At Liberty Heights Fresh, 1290 S. 1100 East, owner Steven Rosenberg said multiple surveillance cameras at his market captured the burglary there.
“This morning at 5:23 a.m. two white males in a black, late model Jeep Cherokee pulled up right where you’re standing,” Rosenberg told KSL TV as he stood in his parking lot. “The passenger got out from the passenger side in the shotgun seat pulled up a facemask, had a black beanie and a black jacket and glasses and a little scruff and he walked to the front door. He hit it with something, it shattered. He pushed the glass out of the way, he went in and he took a cash drawer.”
The cameras showed the unknown suspect exiting with the entire cash drawer before looking over his shoulder and closing the door before the SUV drove away onto 1300 South.
“They got nothing,” Rosenberg said. “They ruined our day.”
If only it was the only day ruined before sunrise.
A couple of miles away, owner Alek Juliano said Coffee Noir, 1035 E. 200 South, also experienced a burglary.
“Yeah, we had someone smash the front door and walk in and steal our cash till,” Juliano said. “Just $100 in cash — that’s pretty much all they took.”
The coffee shop did not have surveillance footage of that burglary, but both break-ins unfolded similarly with cash drawers targeted and glass front doors as the entry points.
While Salt Lake City police as of late Thursday had not yet said anything about any possible connection between the two burglaries, the owners acknowledged the damage was the same.

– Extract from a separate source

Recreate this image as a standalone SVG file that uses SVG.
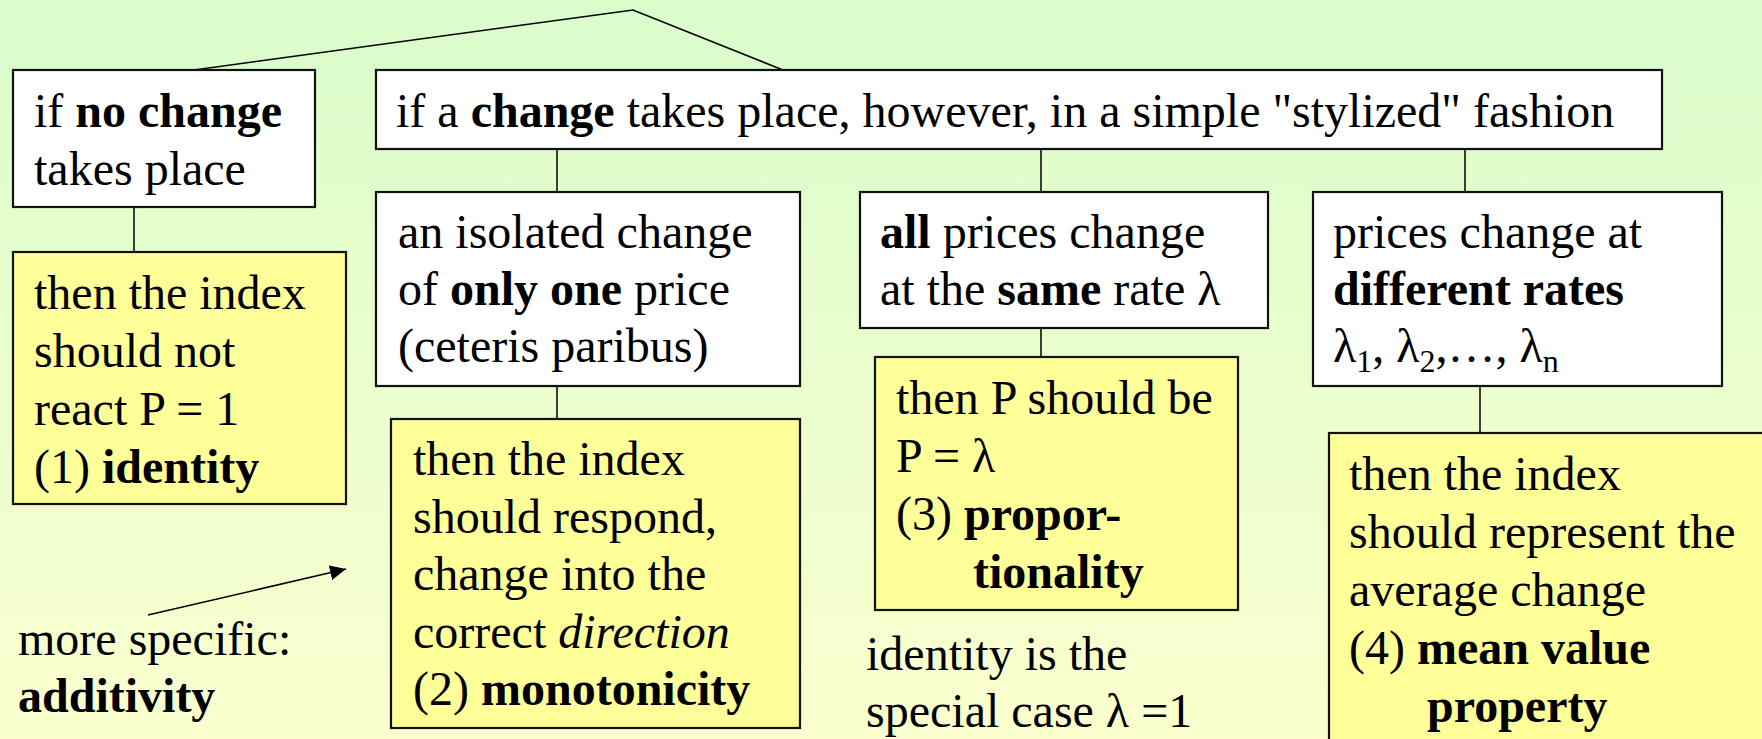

“Yeah, overall, it’s a violating experience,” Juliano said.
Rosenberg expressed a similar sentiment.
“They can pay me for replacing the glass,” Rosenberg said. “They can pay me for the anguish they’ve caused.”
Rosenberg urged anyone with information to contact the Salt Lake City Police Department at 801-799-3000.
He hoped his surveillance footage might hold the clues to solve potentially multiple crimes.
“It’s extremely frustrating, you know,” Rosenberg said. “It seems like some pranksters who think it’s funny, but it’s not.”